Common questions on training while dieting

Direct answers pulled from the most-read posts in this topic.

Why am I working out but not losing weight?

Because exercise is not a shrinking machine. A full hour of cardio burns 300 to 500 calories, which most people eat back without noticing. Training also raises appetite and retains water in recovering tissue. The workout builds the engine. The plate decides what the engine runs on. The scale catches up last.

How do I stop using exercise as punishment?

Change what the workout is paying for. Punishment-training closes the loop between effort and food, which makes rest days feel like unpaid debt. Stop weighing yourself right after sessions. Train on a fixed cadence, not a guilt cadence.

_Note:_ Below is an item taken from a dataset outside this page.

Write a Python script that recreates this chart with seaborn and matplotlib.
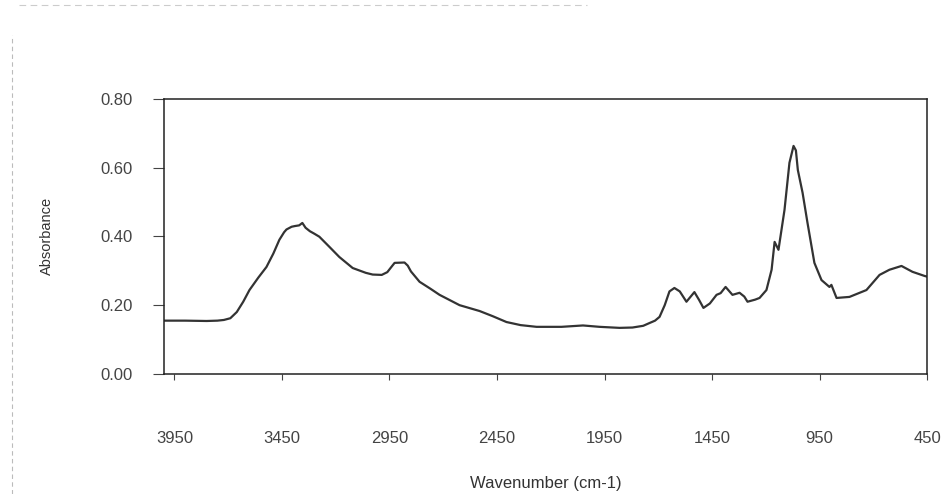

The same workout shifts when it stops being a receipt for what you ate.

Does bad sleep ruin weight loss?

Yes, faster than people realize. Three nights of under-sleeping push hunger signals up, cravings up, and decision-making around food down. The crack often shows up two to three days later as a binge people misread as willpower failure. Look at sleep before willpower. No amount of meal prep fixes three bad nights.

Why does strength increase before muscle size?

Because the first six to eight weeks of lifting are mostly neural, not visual. The nervous system learns to recruit muscle you already have. Coordination improves. Stabilizers wake up. The motor pattern cleans up. The numbers move first because the body upgrades the existing tissue before deciding to commit resources to growing new tissue.

Why does adding cardio to a cut often backfire?

Because the body in a deficit answers exercise much louder than a fed body does. NEAT drops. Appetite rises. Fatigue makes the rest of the day sedentary. The 300 calories burned in the session often net 80 by bedtime. A stalled cut is rarely a movement deficit. Cardio is rarely the cheapest tool to fix it.